Bicep

Store Street, Manchester

The Warehouse Project has always endeavored to find balance in its reputation, between creating a space in the North for people to listen to new and exotic dance music, and hosting some of the UK’s strongest parties.

Earlier this year, I found myself, once again poring over another list of sold out events. After weighing up the heavyweight contenders, there was addition to the Warehouse Project bill that really caught my eye: Belfast’s house heavyweights Bicep. Their Feel My Bicep night offered a lineup that boasted a serious amount of depth. Avant-garde in many respects, their choices seemed to roll with the conventions that have become tied to the space, whilst still bringing something new to the table.

While the big-room-worthy Bicep acted as hosts for the proceedings, the Store Street crowd were also treated to a live show from Brassica, vinyl-packing heat from Motor City Drum Ensemble and a headline slot from Detroit techno heavyweight, Jeff Mills.
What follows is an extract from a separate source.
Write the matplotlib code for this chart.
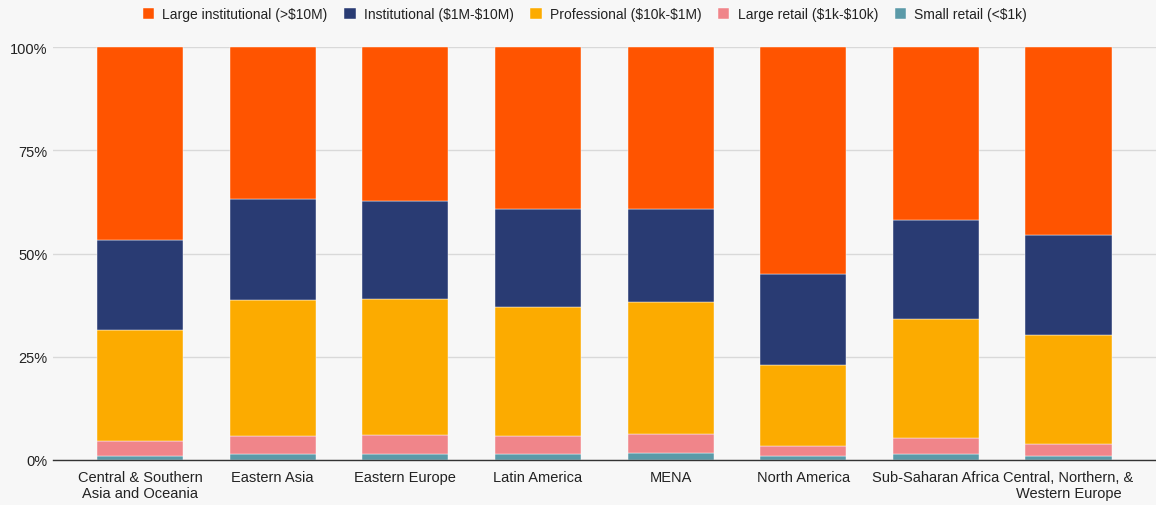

There really was something for everyone here, an experimental lineup that showed promise to deliver the innovation and festivities that The Warehouse Project pride themselves on, and so I was interested to see this procedure carried out in harmony.
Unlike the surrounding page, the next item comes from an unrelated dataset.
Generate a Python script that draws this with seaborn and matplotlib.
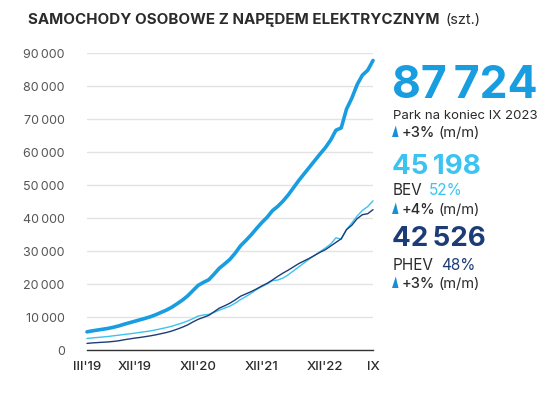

Following a six PM start Dystopian label boss Rødhåd, kicks things off with another well-oiled, industrially concentrated set. Over in room two, Brassica is in calm control of a body of musical devices that resemble some type of time machine, the sound blends house, new wave, synth music and Italo, with unpredictable rolling basslines and harsh steely stabs that resonate throughout the building. It’s not packed but perfectly comfortable, and the crowd show humble respect to the live performance which continues to explore the frontiers of genre.
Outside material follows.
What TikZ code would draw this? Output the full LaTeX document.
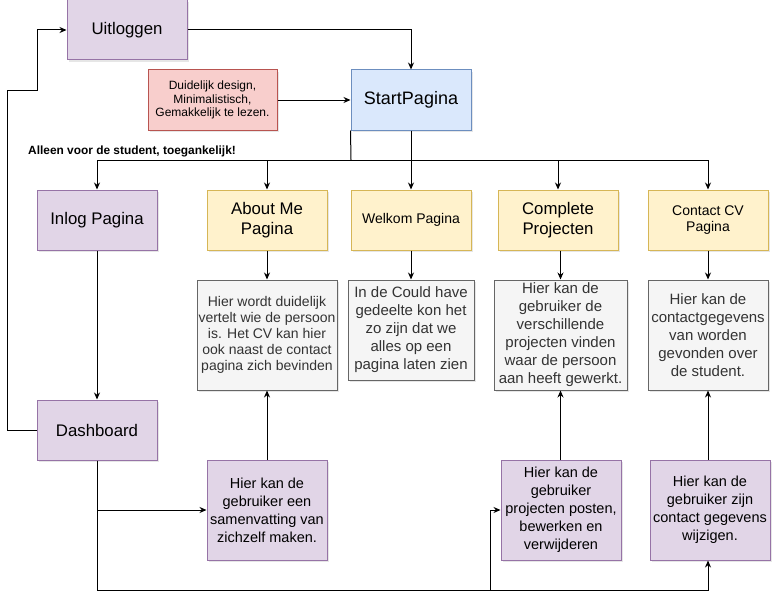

Thus far we’d been treated to an unrelenting wealth of dance music’s darker underbelly and light relief is highly anticipated in the form of Motor City Drum Ensemble amongst those amassing in room two, and following the mellower gripped attentions that had resided for Brassica, things get rowdy to say the least. As the buzz builds, spilt drinks and yappy comments pour across the dancefloor. Yet a once unruly crowd unites as MCDE takes stage, the crate digger is armed with a carefully selected crate of records. The set is thoroughly elating, drawing from soul, disco, acid and old-school house, and it succeeds in complementing the more relentless techno we’ve seen elsewhere on the lineup.

Back in room one, Bicep are closing their set with similarly cheery effects on the crowd, dropping their summer-concluding remix of Manchester group, 808 state’s In Yer Face before Jeff Mills takes over. Launching into a set that strips techno down to its barebones Jeff Mills builds the vibe back up to showcase his signature sound, one that has become synonymous with his home city of Detroit. Ever innovative, striving to bring techno into a variety of different spaces, he’s back in the home setting and his handcrafted set has clearly been polished and then repolished to suit his unique form of mixing, and push the boundaries of techno and his audiences near to breaking point.